Bill de Blasio isn’t Mohammed and the High Line isn’t the mountain but there was a bit of poetic justice yesterday when the mayor finally came to see the celebrated park on Manhattan’s West Side.

No one in City Hall has ever officially said why de Blasio avoided the High Line for so long but it’s safe to guess that because it was a luxurious pet project of Michael Bloomberg’s mayoral administration, a fieldtrip there wasn’t high on the current mayor’s bucket list.

“I didn’t feel any particular reason to come to this park,’’ de Blasio told NY1 Political Anchor Errol Louis yesterday, as they toured the High Line together.

But using the invitation of City Councilman Corey Johnson as a fig leaf, the mayor finally ended his unofficial boycott of a park that has become celebrated and explored by urban planners from across the world.

Elections make politicians do things they’d ordinarily avoid. Most of us don’t relish kissing strange babies or eating food handed to you by a random stranger. But the ballot box beckons.

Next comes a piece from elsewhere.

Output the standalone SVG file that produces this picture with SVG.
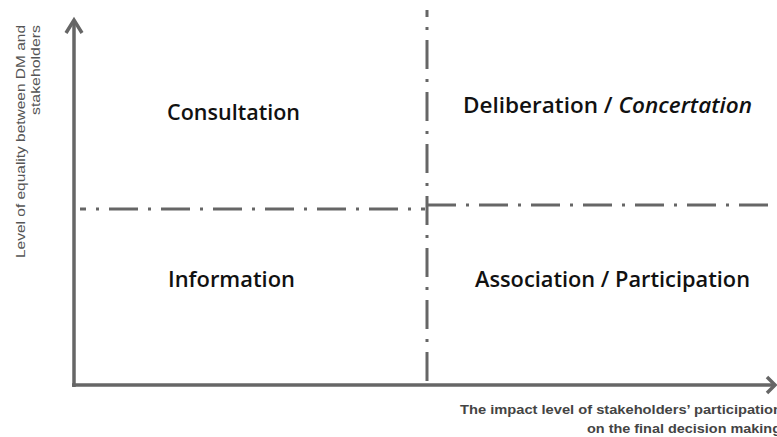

While we’re often quick to decry the political circus, election cycles sometimes bring out the best in candidates. If it took the campaign to make the mayor hold more town hall meetings and visit the High Line, then all the better.

Should he be re-elected, the challenge for de Blasio will be to continue to try things that are out of his comfort zone.  Aaron Judge and Yankee Stadium beckon.